Minor earthquake shakes northern Israel for second time in a day

4.3-magnitude tremblor also felt in Syria, Lebanon and in Gush Dan region; no injuries or damage reported

View of the Sea of Galilee, northern Israel, April 19, 2017. (Isaac Harari/Flash90)

A minor earthquake rattled northern Israel on Wednesday night in the second tremor of the day.

The temblor — recorded around 10:45 p.m. —  registered 4.3 on the Richter scale and was 10 kilometers deep, according to Geofon.

Though largely rocking the north, with its epicenter in the Galilee, it was felt by Israeli residents as far south as Tel Aviv, Modiin and Jerusalem, as well as in Lebanon and Syria.

There were no reports of injuries or damage.

The quake follows a series of tremblors early Wednesday morning in the Haifa region and northern Israel. The first one struck at around 4:50 a.m., according to the institute.
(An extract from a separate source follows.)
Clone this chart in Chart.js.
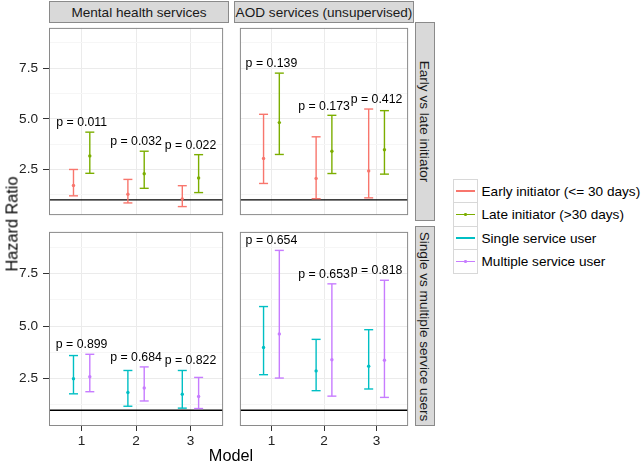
<!DOCTYPE html>
<html>
<head>
<meta charset="utf-8">
<script src="https://cdn.jsdelivr.net/npm/chart.js@4.4.0/dist/chart.umd.min.js"></script>
<style>
  body { margin: 0; background: #fff; font-family: "Liberation Sans", Arial, sans-serif; }
  #wrap { position: relative; width: 642px; height: 465px; overflow: hidden; background: #fff; }
  #wrap canvas { position: absolute; }
  .strip { position: absolute; box-sizing: border-box; background: #d9d9d9; border: 1px solid #8a8a8a;
           color: #1a1a1a; font-size: 13.6px; display: flex; align-items: center; justify-content: center;
           white-space: nowrap; overflow: visible; }
  .strip.side span { display: block; transform: rotate(90deg); white-space: nowrap; }
  .title { position: absolute; white-space: nowrap; font-size: 16.3px; color: #000; transform: translate(-50%, -50%); }
  .key { position: absolute; box-sizing: border-box; width: 25px; height: 24.5px; border: 1px solid #d8d8d8; background: #fff; }
  .key .ln { position: absolute; left: 2px; right: 2px; top: 10.8px; height: 1.3px; }
  .key .dt { position: absolute; left: 10.8px; top: 10.2px; width: 2.5px; height: 2.5px; border-radius: 50%; }
  .ltxt { position: absolute; white-space: nowrap; font-size: 13.6px; color: #000; transform: translateY(-50%); }
</style>
</head>
<body>
<div id="wrap">
  <canvas id="c00" width="229" height="199" style="left:0px;top:22px"></canvas>
  <canvas id="c01" width="180" height="199" style="left:234px;top:22px"></canvas>
  <canvas id="c10" width="229" height="239" style="left:0px;top:226px"></canvas>
  <canvas id="c11" width="180" height="239" style="left:234px;top:226px"></canvas>
</div>
<script>
// x positions / labels
const models = [1, 2, 3];
const modelLabels = ["1", "2", "3"];
const yTicks = [1.25, 2.5, 3.75, 5, 6.25, 7.5, 8.75];

const colTitles = ["Mental health services", "AOD services (unsupervised)"];
const rowTitles = ["Early vs late initiator", "Single vs multiple service users"];
const seriesNames = ["Early initiator (<= 30 days)", "Late initiator (>30 days)", "Single service user", "Multiple service user"];
const seriesColors = ["#F8766D", "#7CAE00", "#00BFC4", "#C77CFF"];

// hazard ratios (estimate, lower, upper) per model
const mhEarlyEst = [1.71, 1.28, 1.05];
const mhEarlyLo  = [1.20, 0.85, 0.67];
const mhEarlyHi  = [2.50, 2.01, 1.70];
const mhLateEst  = [3.17, 2.29, 2.08];
const mhLateLo   = [2.31, 1.57, 1.36];
const mhLateHi   = [4.34, 3.40, 3.23];

const aodEarlyEst = [3.04, 2.06, 2.43];
const aodEarlyLo  = [1.81, 1.06, 1.10];
const aodEarlyHi  = [5.22, 4.11, 5.48];
const aodLateEst  = [4.81, 3.40, 3.47];
const aodLateLo   = [3.24, 2.30, 2.27];
const aodLateHi   = [7.25, 5.17, 5.40];

const mhSingleEst = [2.50, 1.84, 1.76];
const mhSingleLo  = [1.78, 1.19, 1.10];
const mhSingleHi  = [3.60, 2.89, 2.89];
const mhMultiEst  = [2.59, 2.06, 1.65];
const mhMultiLo   = [1.88, 1.44, 1.08];
const mhMultiHi   = [3.66, 3.06, 2.56];

const aodSingleEst = [3.98, 2.87, 3.09];
const aodSingleLo  = [2.69, 1.93, 2.01];
const aodSingleHi  = [5.93, 4.37, 4.83];
const aodMultiEst  = [4.63, 3.40, 3.38];
const aodMultiLo   = [2.53, 1.67, 1.61];
const aodMultiHi   = [8.60, 7.01, 7.18];

const mhEarlyLateP   = ["p = 0.011", "p = 0.032", "p = 0.022"];
const aodEarlyLateP  = ["p = 0.139", "p = 0.173", "p = 0.412"];
const mhSingleMultiP = ["p = 0.899", "p = 0.684", "p = 0.822"];
const aodSingleMultiP = ["p = 0.654", "p = 0.653", "p = 0.818"];

const refLine = 1;
const dodge = 0.15;
const labelGap = 0.45;
const FONT = '"Liberation Sans", Arial, sans-serif';

const panels = [
  { id: "c00", left: true,  bottom: false, p: mhEarlyLateP,
    a: { est: mhEarlyEst, lo: mhEarlyLo, hi: mhEarlyHi, color: seriesColors[0] },
    b: { est: mhLateEst, lo: mhLateLo, hi: mhLateHi, color: seriesColors[1] } },
  { id: "c01", left: false, bottom: false, p: aodEarlyLateP,
    a: { est: aodEarlyEst, lo: aodEarlyLo, hi: aodEarlyHi, color: seriesColors[0] },
    b: { est: aodLateEst, lo: aodLateLo, hi: aodLateHi, color: seriesColors[1] } },
  { id: "c10", left: true,  bottom: true, p: mhSingleMultiP,
    a: { est: mhSingleEst, lo: mhSingleLo, hi: mhSingleHi, color: seriesColors[2] },
    b: { est: mhMultiEst, lo: mhMultiLo, hi: mhMultiHi, color: seriesColors[3] } },
  { id: "c11", left: false, bottom: true, p: aodSingleMultiP,
    a: { est: aodSingleEst, lo: aodSingleLo, hi: aodSingleHi, color: seriesColors[2] },
    b: { est: aodMultiEst, lo: aodMultiLo, hi: aodMultiHi, color: seriesColors[3] } },
];

const isMajor = (v) => Math.abs(v / 2.5 - Math.round(v / 2.5)) < 1e-6;

function errorBars(s, off) {
  const pts = [];
  models.forEach((m, i) => {
    pts.push({ x: m + off, y: s.lo[i] }, { x: m + off, y: s.hi[i] }, { x: m + off, y: null });
  });
  return {
    type: "line", data: pts, borderColor: s.color, borderWidth: 1.4, tension: 0, spanGaps: false,
    pointStyle: "line", pointRadius: 4.5, pointBorderWidth: 1.4, pointBorderColor: s.color,
  };
}

function estPoints(s, off) {
  return {
    type: "scatter", data: models.map((m, i) => ({ x: m + off, y: s.est[i] })),
    pointRadius: 1.7, pointBackgroundColor: s.color, pointBorderWidth: 0, showLine: false,
  };
}

function makePanel(pn) {
  const decor = {
    id: "decor",
    afterDatasetsDraw(chart) {
      const { ctx, chartArea: a, scales } = chart;
      ctx.save();
      ctx.font = "12.3px " + FONT;
      ctx.fillStyle = "#000";
      ctx.textAlign = "center";
      ctx.textBaseline = "middle";
      pn.p.forEach((t, i) => {
        const top = Math.max(pn.a.hi[i], pn.b.hi[i]) + labelGap;
        ctx.fillText(t, scales.x.getPixelForValue(models[i]), scales.y.getPixelForValue(top));
      });
      ctx.strokeStyle = "#8a8a8a";
      ctx.lineWidth = 1;
      ctx.strokeRect(a.left + 0.5, a.top + 0.5, a.right - a.left - 1, a.bottom - a.top - 1);
      ctx.restore();
    },
  };

  new Chart(document.getElementById(pn.id), {
    type: "scatter",
    data: {
      datasets: [
        errorBars(pn.a, -dodge), estPoints(pn.a, -dodge),
        errorBars(pn.b, dodge), estPoints(pn.b, dodge),
        { type: "line", data: [{ x: 0.4, y: refLine }, { x: 3.6, y: refLine }],
          borderColor: "#000", borderWidth: 1.3, pointRadius: 0 },
      ],
    },
    options: {
      responsive: false,
      animation: false,
      events: [],
      layout: { padding: 0 },
      plugins: { legend: { display: false }, tooltip: { enabled: false } },
      scales: {
        x: {
          type: "linear", min: 0.4, max: 3.6,
          afterBuildTicks: (s) => { s.ticks = models.map((v) => ({ value: v })); },
          ticks: { display: pn.bottom, autoSkip: false, maxRotation: 0, padding: 2, color: "#222",
                   font: { size: 13.6, family: FONT }, callback: (v, i) => modelLabels[i] },
          grid: { color: "#ebebeb", lineWidth: 1, drawTicks: pn.bottom, tickLength: 5, tickColor: "#333" },
          border: { display: false },
          afterFit: (s) => { s.height = pn.bottom ? 39 : 0; s.paddingLeft = 0; s.paddingRight = 0; },
        },
        y: {
          type: "linear", min: 0.25, max: 9.48,
          afterBuildTicks: (s) => { s.ticks = yTicks.map((v) => ({ value: v })); },
          ticks: { display: pn.left, autoSkip: false, padding: 5, color: "#222",
                   font: { size: 13.6, family: FONT },
                   callback: (v) => (isMajor(v) ? v.toFixed(1) : "") },
          grid: {
            color: (c) => (c.tick && isMajor(c.tick.value) ? "#ebebeb" : "#f6f6f6"),
            lineWidth: 1, drawTicks: pn.left, tickLength: 6,
            tickColor: (c) => (c.tick && isMajor(c.tick.value) ? "#333" : "rgba(0,0,0,0)"),
          },
          border: { display: false },
          afterFit: (s) => { s.width = pn.left ? 49 : 0; s.paddingTop = 0; s.paddingBottom = 0; },
        },
      },
    },
    plugins: [decor],
  });
}

panels.forEach(makePanel);

// facet strips, axis titles and legend
const wrap = document.getElementById("wrap");
function add(cls, style, html) {
  const d = document.createElement("div");
  d.className = cls;
  Object.assign(d.style, style);
  d.innerHTML = html;
  wrap.appendChild(d);
  return d;
}

add("strip", { left: "49px", top: "1px", width: "180px", height: "22px" }, colTitles[0]);
add("strip", { left: "234px", top: "1px", width: "180px", height: "22px" }, colTitles[1]);
add("strip side", { left: "415px", top: "22px", width: "20px", height: "199px" }, "<span>" + rowTitles[0] + "</span>");
add("strip side", { left: "415px", top: "226px", width: "20px", height: "200px" }, "<span>" + rowTitles[1] + "</span>");

add("title", { left: "231px", top: "455px" }, "Model");
add("title", { left: "11.5px", top: "224px", transform: "translate(-50%, -50%) rotate(-90deg)" }, "Hazard Ratio");

seriesNames.forEach((name, i) => {
  const top = 178.7 + i * 23.5;
  add("key", { left: "452.5px", top: top + "px" },
      '<div class="ln" style="background:' + seriesColors[i] + '"></div>' +
      '<div class="dt" style="background:' + seriesColors[i] + '"></div>');
  add("ltxt", { left: "481.5px", top: (top + 12.2) + "px" }, name.replace(/</g, "&lt;").replace(/>/g, "&gt;"));
});
</script>
</body>
</html>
Israel sits on the geologically active Syrian-African rift, which runs through the Jordan Valley, and the region occasionally experiences small quakes. Experts say the area experiences a major quake every 100 years or so.
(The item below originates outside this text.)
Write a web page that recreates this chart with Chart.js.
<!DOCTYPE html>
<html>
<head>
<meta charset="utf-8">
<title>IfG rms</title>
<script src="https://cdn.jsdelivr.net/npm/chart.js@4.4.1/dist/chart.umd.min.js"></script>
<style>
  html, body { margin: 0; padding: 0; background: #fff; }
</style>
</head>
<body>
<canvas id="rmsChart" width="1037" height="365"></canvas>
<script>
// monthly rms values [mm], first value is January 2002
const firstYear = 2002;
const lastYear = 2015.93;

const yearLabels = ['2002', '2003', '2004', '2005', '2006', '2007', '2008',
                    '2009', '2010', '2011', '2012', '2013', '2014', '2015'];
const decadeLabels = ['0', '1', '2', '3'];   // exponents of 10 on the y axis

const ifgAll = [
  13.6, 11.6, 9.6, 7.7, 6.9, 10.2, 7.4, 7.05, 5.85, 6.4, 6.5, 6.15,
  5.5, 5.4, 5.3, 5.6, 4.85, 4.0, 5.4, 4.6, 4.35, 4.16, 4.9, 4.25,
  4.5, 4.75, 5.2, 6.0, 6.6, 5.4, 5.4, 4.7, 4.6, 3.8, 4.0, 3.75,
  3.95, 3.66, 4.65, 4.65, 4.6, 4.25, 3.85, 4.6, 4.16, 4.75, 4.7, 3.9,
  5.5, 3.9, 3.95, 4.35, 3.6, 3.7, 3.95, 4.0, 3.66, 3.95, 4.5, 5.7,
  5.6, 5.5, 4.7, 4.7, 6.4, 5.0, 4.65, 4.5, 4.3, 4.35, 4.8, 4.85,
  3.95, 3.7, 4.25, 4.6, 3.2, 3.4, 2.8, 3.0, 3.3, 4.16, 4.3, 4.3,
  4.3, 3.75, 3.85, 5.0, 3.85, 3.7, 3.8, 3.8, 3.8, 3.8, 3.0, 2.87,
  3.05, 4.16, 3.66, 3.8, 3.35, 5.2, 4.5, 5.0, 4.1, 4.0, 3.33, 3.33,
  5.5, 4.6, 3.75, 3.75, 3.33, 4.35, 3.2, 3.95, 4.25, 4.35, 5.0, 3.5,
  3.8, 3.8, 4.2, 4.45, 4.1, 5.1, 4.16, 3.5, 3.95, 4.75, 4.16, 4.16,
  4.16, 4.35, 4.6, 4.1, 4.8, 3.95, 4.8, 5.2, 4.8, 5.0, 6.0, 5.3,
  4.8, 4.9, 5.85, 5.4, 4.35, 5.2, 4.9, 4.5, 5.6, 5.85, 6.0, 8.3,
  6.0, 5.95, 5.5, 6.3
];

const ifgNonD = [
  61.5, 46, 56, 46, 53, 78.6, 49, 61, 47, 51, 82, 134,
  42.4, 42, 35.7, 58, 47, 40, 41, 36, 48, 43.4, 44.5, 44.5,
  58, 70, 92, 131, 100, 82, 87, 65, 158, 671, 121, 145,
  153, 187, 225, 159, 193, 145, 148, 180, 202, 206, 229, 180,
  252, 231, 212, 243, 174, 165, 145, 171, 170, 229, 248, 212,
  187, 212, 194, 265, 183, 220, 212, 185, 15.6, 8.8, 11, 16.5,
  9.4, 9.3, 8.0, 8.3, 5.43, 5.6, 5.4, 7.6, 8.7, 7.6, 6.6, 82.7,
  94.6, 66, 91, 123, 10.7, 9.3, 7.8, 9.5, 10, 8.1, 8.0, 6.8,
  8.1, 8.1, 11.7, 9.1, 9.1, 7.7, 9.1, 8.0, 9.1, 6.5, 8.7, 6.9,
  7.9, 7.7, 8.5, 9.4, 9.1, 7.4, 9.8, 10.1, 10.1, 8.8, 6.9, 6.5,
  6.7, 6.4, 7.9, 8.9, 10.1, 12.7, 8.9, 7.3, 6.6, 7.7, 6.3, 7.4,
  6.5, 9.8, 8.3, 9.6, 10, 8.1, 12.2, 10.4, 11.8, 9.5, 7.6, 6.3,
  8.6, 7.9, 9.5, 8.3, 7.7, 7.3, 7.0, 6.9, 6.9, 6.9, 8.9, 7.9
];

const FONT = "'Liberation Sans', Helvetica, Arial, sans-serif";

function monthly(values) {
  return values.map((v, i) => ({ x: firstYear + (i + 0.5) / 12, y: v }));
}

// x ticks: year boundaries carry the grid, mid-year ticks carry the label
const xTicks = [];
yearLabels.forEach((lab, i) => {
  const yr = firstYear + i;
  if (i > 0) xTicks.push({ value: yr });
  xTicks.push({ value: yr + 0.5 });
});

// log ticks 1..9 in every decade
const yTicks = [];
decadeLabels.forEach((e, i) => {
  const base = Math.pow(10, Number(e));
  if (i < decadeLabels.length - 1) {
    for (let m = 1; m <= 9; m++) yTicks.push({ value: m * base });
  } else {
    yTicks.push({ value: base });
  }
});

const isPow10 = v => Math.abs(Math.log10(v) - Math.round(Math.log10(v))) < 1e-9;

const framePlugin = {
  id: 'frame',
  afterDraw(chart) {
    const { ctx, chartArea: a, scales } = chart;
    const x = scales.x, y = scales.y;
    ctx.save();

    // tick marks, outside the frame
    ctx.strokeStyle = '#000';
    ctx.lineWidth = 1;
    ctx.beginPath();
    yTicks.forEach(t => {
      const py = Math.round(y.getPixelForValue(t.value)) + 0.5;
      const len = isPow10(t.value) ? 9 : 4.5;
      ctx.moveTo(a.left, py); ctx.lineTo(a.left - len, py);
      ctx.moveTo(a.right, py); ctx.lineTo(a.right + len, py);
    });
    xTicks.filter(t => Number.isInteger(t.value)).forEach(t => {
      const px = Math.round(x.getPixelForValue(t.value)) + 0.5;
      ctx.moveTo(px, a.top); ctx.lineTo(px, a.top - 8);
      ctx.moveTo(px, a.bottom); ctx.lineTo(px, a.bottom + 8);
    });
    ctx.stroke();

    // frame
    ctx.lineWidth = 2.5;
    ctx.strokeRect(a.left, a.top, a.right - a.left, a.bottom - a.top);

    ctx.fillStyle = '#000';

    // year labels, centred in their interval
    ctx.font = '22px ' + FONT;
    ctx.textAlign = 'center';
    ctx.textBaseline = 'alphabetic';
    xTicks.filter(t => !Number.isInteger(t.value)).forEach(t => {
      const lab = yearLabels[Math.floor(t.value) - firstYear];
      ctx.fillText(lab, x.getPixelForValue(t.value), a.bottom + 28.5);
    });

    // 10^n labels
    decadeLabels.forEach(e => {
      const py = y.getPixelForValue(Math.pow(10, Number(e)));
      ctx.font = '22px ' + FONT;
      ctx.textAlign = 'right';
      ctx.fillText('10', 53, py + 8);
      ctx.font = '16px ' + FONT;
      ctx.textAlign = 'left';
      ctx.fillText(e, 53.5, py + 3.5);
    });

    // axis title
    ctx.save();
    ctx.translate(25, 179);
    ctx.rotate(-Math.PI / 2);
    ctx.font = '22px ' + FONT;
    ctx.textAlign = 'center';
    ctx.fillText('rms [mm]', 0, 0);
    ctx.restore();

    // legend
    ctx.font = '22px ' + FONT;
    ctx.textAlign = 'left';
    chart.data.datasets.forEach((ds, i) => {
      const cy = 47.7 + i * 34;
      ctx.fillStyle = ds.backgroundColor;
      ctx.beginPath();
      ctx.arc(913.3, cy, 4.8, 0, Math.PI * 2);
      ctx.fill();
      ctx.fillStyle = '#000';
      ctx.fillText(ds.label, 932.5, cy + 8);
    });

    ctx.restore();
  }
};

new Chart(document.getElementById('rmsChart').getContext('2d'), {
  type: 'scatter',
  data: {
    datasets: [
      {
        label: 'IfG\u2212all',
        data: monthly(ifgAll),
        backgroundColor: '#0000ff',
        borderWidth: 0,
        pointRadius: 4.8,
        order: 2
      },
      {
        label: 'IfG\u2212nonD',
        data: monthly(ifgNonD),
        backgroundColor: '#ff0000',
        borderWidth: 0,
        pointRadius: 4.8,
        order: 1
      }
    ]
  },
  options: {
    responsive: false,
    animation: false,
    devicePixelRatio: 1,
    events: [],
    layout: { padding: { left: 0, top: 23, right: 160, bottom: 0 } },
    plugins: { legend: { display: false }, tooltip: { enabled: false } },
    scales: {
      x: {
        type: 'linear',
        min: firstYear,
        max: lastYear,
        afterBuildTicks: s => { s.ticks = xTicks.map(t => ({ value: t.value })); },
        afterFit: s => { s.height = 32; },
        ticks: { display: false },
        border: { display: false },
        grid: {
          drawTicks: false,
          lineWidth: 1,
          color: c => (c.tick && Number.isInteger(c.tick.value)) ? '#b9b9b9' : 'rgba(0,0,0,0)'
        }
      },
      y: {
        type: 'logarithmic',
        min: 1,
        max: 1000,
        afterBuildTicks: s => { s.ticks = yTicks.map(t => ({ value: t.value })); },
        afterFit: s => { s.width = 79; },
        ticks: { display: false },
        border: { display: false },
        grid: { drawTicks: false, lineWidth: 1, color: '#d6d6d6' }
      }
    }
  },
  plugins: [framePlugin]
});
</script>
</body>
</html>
The last major quake struck on July 11, 1927, killing over 400 and leaving “not a house in Jerusalem or Hebron… without some damage,” the Jewish Telegraphic Agency reported in the days following.

In 2016, experts warned a Knesset committee that the country is not prepared for the thousands of deaths and hundreds of billions of shekels in damage that could occur in the event of a major earthquake in the region.